59 percent of Istanbul residents do not trust quake resilience of their houses, survey finds
Some 59 percent of Istanbul residents do not trust the earthquake resilience of their houses, as a quake with a magnitude above 7 is expected to hit the megacity in the near future. Some 42 percent of Istanbul residents, on the other hand, believe that their houses would collapse in such a quake, according to the survey.
Some 59 percent of Istanbul residents find their buildings risky and do not “trust” them in case of an earthquake, according to a survey conducted by Sonar Araştırma (Sonar Research).
Asked if they “trust their house, the structure they live in for an earthquake that will occur in Istanbul,” 41.2 percent of survey participants said “No, I don’t trust it,” whereas 18 percent said “I don’t trust it a lot,” which corresponds to 59.2 percent in total.
The survey was conducted with 3,704 people residing in the megacity after two major earthquakes hit the country’s southeastern region on Feb. 6, prompting fresh concerns about the expected quake in Istanbul.
Some 91 percent of the participants said that they were aware that an earthquake with a magnitude above 7 was soon hit the city, while 7.4 percent they “did not know,” while 1.3 percent “I have no idea” and 0.3 percent did not answer the question.
The participants were also asked, “If an earthquake happens in Istanbul, would your house/building endure it or collapse?” Some 41.9 percent said, “it would not endure it and would collapse,” while 37 percent said, “it would not collapse,” 15.4 percent said they “do not know” and 5.7 percent did not indicate an answer.
Some 89.3 percent said they were “scared” with regards to the expected major earthquake in the megacity, while 8.7 percent said they “were not scared.” Two percent said, they “don’t feel anything.”
Some 21.7 percent said they had prepared an “earthquake bag” in case they had to quickly run away from their house should a quake hit.
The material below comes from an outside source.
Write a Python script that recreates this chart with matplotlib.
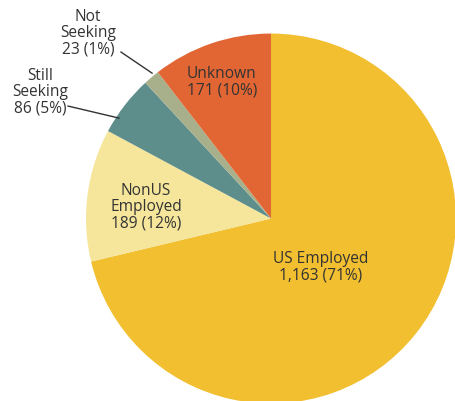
import matplotlib
matplotlib.use("Agg")
import matplotlib.pyplot as plt

categories = ["US Employed", "NonUS\nEmployed", "Still\nSeeking", "Not\nSeeking", "Unknown"]
values = [1163, 189, 86, 23, 171]
percents = ["71%", "12%", "5%", "1%", "10%"]
colors = ["#F1BF30", "#F5E69C", "#5E8E8C", "#A7B08A", "#E16634"]

# label text positions (data coords, pie radius = 1)
label_pos = [(0.270, -0.262), (-0.676, 0.062), (-1.249, 0.684), (-0.989, 1.003), (-0.265, 0.738)]
# leader lines for small wedges: (text end, wedge end)
leaders = {2: ((-1.097, 0.608), (-0.822, 0.543)),
           3: ((-0.811, 0.900), (-0.643, 0.786))}

plt.rcParams['font.family'] = ['Open Sans', 'DejaVu Sans']

fig = plt.figure(figsize=(4.56, 4.01), dpi=100)
ax = fig.add_axes([0, 0, 1, 1])
ax.pie(values, colors=colors, startangle=90, counterclock=False,
       radius=1.0, center=(0, 0), wedgeprops=dict(linewidth=0))
ax.set_xlim(-1.465, 1.0)
ax.set_ylim(-0.986, 1.181)
ax.set_aspect('equal')
ax.axis('off')

for i, (cat, v, p) in enumerate(zip(categories, values, percents)):
    txt = f"{cat}\n{v:,} ({p})"
    x, y = label_pos[i]
    ax.text(x, y, txt, ha='center', va='center', fontsize=11.2,
            color='#333333', linespacing=1.03)

for i, ((x0, y0), (x1, y1)) in leaders.items():
    ax.plot([x0, x1], [y0, y1], color='#333333', lw=1.0)

fig.savefig("out.png", dpi=100)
The remaining 78.3 percent said they don’t yet have such a bag, but with 41.4 percent expressing determination to have plans to prepare it.
The long-awaited earthquake is expected to create massive material devastation in Istanbul, and experts often note that the construction in the metropolis is unlikely to be prepared for the quake.
According to Professor Doğan Kalafat, manager of the Kandilli Observatory and Earthquake Research Institute's Regional Earthquake-Tsunami Tracking Center, such a quake will hit Istanbul in the upcoming seven years at a probability of 64 percent.
On Feb. 15, Istanbul Mayor Ekrem İmamoğlu warned that 90,000 buildings in the city have a risk of entirely collapsing in a possible major quake.